Cette Église faite d’un élément humain et divin n’est pas en dehors du temps mais  rebondit de crise en crise et qui consent à se perdre, à avancer dans l’incompréhension et construire des repères nouveaux.
                 --le passage d’une Église rivale, hostile à une Église partenaire : cette église prise elle-même dans les remous de l’histoire avec ses ombres et ses lumières comme ses membres.
                 --le passage d’une Église englobante, centralisée,  à une Église de la rencontre, de communion, de l’écoute qui ose plaider coupable comme l’a fait Jean-Paul 11 en l’an 2000. Comme lieu où se vit la religion, l’Église doit renoncer à cette tendance à lier son autorité à la conservation du passé. Si l’Église veut libérer le monde, il faut qu’elle travaille avant tout à se libérer elle-même de ses œillères. L’authentique mission que le Christ lui a confiée doit servir avant tout la cause de l’humanité dans un dialogue et dans la créativité, et non par un mode d’enseignement répressif et d’exclusion.
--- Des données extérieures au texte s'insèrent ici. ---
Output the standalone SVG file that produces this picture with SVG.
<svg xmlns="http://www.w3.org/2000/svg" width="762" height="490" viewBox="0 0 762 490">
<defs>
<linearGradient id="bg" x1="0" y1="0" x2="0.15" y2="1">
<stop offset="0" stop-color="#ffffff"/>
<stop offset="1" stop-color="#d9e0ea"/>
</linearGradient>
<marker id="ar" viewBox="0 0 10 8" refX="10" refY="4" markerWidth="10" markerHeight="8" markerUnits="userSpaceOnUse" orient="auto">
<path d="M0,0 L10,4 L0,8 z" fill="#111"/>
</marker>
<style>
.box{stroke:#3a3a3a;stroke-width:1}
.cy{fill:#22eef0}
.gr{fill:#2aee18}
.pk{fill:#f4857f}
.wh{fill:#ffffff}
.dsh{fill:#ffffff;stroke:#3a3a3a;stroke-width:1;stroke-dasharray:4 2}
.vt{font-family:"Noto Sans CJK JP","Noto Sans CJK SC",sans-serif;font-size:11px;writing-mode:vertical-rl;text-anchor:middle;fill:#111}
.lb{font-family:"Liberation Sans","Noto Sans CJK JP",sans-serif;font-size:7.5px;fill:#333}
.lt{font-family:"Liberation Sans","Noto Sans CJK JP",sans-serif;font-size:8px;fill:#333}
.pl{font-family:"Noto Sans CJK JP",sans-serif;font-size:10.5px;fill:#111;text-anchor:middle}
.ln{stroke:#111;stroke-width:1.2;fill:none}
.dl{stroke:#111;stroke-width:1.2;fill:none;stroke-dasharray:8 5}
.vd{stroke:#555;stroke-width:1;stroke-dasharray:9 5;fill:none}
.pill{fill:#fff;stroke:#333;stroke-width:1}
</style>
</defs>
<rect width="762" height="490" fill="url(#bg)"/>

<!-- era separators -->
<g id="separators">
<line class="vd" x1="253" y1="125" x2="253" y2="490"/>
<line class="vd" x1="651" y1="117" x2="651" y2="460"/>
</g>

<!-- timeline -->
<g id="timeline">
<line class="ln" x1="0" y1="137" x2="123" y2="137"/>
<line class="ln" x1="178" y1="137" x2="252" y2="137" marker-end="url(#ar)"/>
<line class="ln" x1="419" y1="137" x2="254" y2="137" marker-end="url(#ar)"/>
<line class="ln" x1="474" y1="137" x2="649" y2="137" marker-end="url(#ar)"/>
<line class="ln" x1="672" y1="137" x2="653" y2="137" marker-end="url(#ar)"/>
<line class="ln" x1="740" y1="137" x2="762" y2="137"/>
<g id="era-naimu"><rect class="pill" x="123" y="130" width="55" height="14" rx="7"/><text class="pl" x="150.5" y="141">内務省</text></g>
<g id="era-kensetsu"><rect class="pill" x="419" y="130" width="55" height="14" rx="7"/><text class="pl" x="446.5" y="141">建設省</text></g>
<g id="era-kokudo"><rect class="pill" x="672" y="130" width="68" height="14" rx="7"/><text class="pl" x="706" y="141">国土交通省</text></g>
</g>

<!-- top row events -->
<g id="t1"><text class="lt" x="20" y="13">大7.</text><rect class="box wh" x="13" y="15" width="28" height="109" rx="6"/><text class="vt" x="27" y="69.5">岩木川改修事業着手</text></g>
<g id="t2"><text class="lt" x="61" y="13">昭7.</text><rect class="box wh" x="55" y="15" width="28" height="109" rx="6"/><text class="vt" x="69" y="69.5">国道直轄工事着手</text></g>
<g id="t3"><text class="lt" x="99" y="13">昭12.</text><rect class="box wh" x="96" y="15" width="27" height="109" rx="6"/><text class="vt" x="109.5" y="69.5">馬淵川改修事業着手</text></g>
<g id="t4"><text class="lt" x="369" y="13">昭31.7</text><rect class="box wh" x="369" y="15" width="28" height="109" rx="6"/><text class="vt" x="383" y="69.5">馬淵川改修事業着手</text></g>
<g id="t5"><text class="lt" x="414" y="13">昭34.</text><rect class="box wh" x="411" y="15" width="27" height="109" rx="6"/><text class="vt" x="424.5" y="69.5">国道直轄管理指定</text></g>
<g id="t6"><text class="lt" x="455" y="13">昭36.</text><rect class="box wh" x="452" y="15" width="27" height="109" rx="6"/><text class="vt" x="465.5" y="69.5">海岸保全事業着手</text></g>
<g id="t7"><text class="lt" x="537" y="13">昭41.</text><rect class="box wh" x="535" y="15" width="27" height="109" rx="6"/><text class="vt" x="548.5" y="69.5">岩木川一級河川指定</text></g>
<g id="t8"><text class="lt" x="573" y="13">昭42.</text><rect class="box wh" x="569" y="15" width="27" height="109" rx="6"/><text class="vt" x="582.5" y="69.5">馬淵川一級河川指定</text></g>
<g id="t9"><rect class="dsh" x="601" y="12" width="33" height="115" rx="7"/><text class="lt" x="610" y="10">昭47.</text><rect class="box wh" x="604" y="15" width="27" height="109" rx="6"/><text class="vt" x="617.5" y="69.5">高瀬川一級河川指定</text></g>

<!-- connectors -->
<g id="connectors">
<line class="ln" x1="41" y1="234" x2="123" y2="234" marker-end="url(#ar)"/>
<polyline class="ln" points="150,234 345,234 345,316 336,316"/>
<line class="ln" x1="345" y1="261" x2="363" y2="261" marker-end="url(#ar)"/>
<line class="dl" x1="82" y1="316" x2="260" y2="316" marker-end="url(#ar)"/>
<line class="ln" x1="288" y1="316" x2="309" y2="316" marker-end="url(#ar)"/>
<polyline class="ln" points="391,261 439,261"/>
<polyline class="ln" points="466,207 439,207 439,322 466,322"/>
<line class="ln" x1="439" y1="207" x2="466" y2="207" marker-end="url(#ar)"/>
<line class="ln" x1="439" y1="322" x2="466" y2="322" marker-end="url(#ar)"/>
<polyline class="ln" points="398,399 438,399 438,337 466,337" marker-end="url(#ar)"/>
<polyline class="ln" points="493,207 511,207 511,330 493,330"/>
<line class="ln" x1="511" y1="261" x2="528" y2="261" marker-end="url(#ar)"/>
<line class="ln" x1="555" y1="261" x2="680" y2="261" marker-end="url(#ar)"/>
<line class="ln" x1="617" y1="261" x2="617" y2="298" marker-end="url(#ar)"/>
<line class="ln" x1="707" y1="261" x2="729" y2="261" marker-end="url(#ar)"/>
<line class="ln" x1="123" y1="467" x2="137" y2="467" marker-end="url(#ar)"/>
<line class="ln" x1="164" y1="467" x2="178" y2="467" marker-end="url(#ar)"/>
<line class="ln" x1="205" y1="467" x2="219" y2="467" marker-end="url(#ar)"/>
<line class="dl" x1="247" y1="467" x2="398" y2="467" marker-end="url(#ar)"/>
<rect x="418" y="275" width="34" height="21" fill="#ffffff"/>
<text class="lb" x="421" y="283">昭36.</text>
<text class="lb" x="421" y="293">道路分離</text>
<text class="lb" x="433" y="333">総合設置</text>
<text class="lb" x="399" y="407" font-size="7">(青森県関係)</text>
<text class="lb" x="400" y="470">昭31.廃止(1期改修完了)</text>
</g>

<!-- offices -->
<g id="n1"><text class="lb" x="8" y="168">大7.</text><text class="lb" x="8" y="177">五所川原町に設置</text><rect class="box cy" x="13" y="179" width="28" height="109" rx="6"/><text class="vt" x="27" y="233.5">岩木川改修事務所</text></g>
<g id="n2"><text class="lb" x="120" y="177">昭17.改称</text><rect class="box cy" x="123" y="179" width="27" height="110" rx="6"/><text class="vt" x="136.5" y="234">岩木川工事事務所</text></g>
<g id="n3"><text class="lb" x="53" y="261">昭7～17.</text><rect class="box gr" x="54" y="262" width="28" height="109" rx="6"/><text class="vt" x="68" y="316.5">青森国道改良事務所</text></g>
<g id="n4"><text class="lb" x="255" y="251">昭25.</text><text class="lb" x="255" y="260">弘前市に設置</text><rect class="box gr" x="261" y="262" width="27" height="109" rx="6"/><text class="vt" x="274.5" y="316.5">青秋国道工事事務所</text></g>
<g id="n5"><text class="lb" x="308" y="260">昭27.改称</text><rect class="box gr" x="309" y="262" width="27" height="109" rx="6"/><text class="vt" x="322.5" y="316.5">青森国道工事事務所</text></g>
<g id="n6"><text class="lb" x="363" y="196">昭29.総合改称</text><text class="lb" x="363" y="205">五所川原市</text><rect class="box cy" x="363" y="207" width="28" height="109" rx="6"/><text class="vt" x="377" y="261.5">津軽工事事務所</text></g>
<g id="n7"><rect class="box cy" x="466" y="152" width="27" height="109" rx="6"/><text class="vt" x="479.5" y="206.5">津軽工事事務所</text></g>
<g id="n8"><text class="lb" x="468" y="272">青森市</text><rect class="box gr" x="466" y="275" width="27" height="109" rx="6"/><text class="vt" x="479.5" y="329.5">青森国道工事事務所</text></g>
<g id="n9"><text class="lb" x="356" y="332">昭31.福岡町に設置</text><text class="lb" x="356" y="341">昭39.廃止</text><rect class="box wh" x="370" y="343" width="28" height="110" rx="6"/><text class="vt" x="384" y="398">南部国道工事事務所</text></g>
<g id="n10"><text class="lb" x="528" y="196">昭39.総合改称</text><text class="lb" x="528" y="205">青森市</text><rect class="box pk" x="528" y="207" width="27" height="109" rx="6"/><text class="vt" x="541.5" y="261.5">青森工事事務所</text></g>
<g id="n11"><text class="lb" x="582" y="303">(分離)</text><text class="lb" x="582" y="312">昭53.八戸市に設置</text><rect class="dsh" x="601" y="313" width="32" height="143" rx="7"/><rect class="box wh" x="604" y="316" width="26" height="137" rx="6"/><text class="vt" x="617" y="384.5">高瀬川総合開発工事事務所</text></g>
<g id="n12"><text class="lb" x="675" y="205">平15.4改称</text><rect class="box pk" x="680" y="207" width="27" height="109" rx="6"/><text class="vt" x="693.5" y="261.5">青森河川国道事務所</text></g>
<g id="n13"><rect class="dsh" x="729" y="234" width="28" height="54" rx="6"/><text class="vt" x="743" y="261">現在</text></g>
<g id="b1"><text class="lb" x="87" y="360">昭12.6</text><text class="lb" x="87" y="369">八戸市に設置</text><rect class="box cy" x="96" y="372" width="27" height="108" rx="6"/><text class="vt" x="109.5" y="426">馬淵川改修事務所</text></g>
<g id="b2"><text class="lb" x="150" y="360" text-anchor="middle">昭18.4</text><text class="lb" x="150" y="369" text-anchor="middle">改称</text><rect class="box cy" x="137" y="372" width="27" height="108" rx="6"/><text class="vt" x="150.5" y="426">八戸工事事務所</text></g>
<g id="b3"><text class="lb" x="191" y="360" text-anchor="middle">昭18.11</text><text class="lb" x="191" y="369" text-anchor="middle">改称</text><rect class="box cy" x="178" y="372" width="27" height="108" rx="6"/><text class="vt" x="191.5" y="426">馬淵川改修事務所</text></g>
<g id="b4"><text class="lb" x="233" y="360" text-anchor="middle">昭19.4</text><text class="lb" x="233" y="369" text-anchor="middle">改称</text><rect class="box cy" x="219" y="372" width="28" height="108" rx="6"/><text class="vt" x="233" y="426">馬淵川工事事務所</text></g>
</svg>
                --le passage d’une Église du nombre  à une Église où émerge une seule chose : le dynamisme de l’Évangile dont l’objectif n’est pas de soigner son image ni de se centrer sur son organisation interne, mais dont  l’unique objectif  est de  nous renvoyer à la vérité de l’Évangile qui est sa raison d’être. Comme Jésus, l’insoumis de son époque qui pendant toute sa vie s’est exposé à tout venant,  l’Église doit s’exposer à notre culture  et s’incarner en elle et se laisser interpeller par les questions et les idées nouvelles.
 
Je voudrais que mon Église nourrisse les questionnements comme les signes de notre temps et ainsi le questionnement aura un rôle fondateur dans cette Église qui est à refaire et qui la rendra plus humaine.
            
Je rêve d’une Église plus décentralisée dans une autorité partagée afin  que l’aspect collégial de l’Église soit vrai et non seulement un vœu pieux. Que le ministère de l’unité du pape au service de l’Église universelle soit en lien de communion avec tous les évêques successeurs des apôtres et contrer ainsi l’influence castrante de la Curie romaine. Que les évêques retrouvent dans leurs églises les marges de manœuvre que nous retrouvons dans les Actes des Apôtres, car leurs églises respectives ne sont pas des succursales de Rome.
           
Je voudrais une Église qui  se libère de tous les carcans et de toute forme qui lui ôte toute  spontanéité. Elle doit intégrer la modernité qu’elle a laissée à l’abandon et chercher dans notre monde des sources nouvelles d’inspiration. C’est alors qu’elle pourra se vivre de l’intérieur, si elle sait se saisir de toute cette vie qui est à l’extérieur de ses murs. Elle pourra célébrer enfin la vie telle qu’elle se vit. En s’humanisant, l’Église sera de son temps comme Jésus était de son temps. Une Église profondément humaine sera vraiment chrétienne.
           
Pour que l’Église ne devienne un désert spirituel il faut à tout prix   qu’elle entame des réformes égalitaires où les femmes et les hommes sont appelés à toutes les fonctions au service du peuple de Dieu. Que nous passions d’une Église machiste où les femmes et les hommes soient enfin au cœur des  décisions de l’Église selon les besoins nouveaux des femmes et des  hommes d’aujourd’hui au-delà des prescriptions canoniques.
          
L’Évangile est un message de bonheur pour aujourd’hui et pas seulement ; pour demain d’où l’urgence de trouver dans la diversité et l’enrichissante complémentarité de ses membres des moyens pour porter au monde cette bonne nouvelle. A besoins nouveaux, réponses nouvelles. Sentez-vous que notre Église vit cet adage en plénitude ? Voilà une question qui nous invite clercs et laïcs à une réponse qui nous engage et nous responsabilise. Il est plus facile de déserter l’Église au lieu de se remettre en question avec cette Église dont je suis partenaire depuis mon baptême.
           
 Qu’on cesse le calfeutrage du bateau qui coule et qu’ensemble on recommence une Église qui dans son parcours deux fois millénaire dans un monde où être chrétien et chrétienne n’est plus le fruit assuré de la transmission d’un héritage mais le fait d’une réponse personnelle à un appel.